Make time for your family. Over the summer, when it feels like you only have a handful of weeks left, it's normal to want to spend all your time with your friends. But you are probably leaving your hometown for school and you can't forget about your parents and siblings because you're leaving them too. Just make a point to stay in one night to watch a movie or even have another home cooked, family meal.

Go to all of your favorite restaurants. Yes they will be here for you when you get back but it will be really fun to make a trip one last time before heading off to school. Go with your friends, sister, or dad and make a day or night out of it each time.

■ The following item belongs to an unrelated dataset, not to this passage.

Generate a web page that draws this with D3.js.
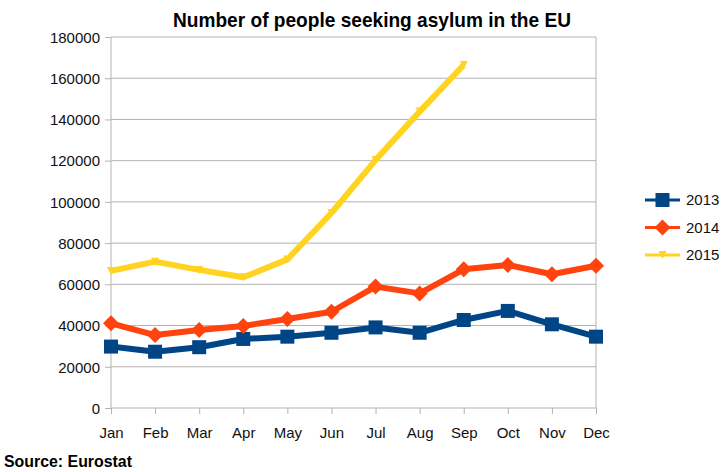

Take a lot of pictures but don't let it be the focus of your night. I wish that I took more photos every night when I was with my friends. I never focused on taking photos just because it seemed to take away from actually experiencing my last moments but now I find myself wishing I had just a few more. I love looking through my photos from my trips, dances, and nights out because it makes me smile remembering it all. I'm not saying put a bunch of makeup on and make sure your outfit is perfect every time you go out. I'm suggesting taking candids and random selfies whenever you want to remember a moment. Don't let it be the focus, just an extra.

Really, my biggest piece of advice is to cherish the time you have left and be grateful for your high school years and everyone that allowed you to be there. Senior year of high school is a special time for everyone and also scary. One of my teachers last year told us on our last day of class how special our time is in the moment we were at. He told us that we will never again, for the rest of our lives, be with these same people under the same circumstances ever again. His speech frightened me and it made my eyes swell because I realized my time living at home, being with my closest friends in a familiar, safe environment I had known for the past six years of my life was coming to an end.

This time is one of celebration, reflection, and excitement. Celebrate with your loved ones in the places you cherish the most. Reflect on the memories you have made and who you have made them with. Get excited for the next chapter of your life and know that it is okay to be nervous. Have fun and know that even though everything will never be the same, it will still be amazing in a different way.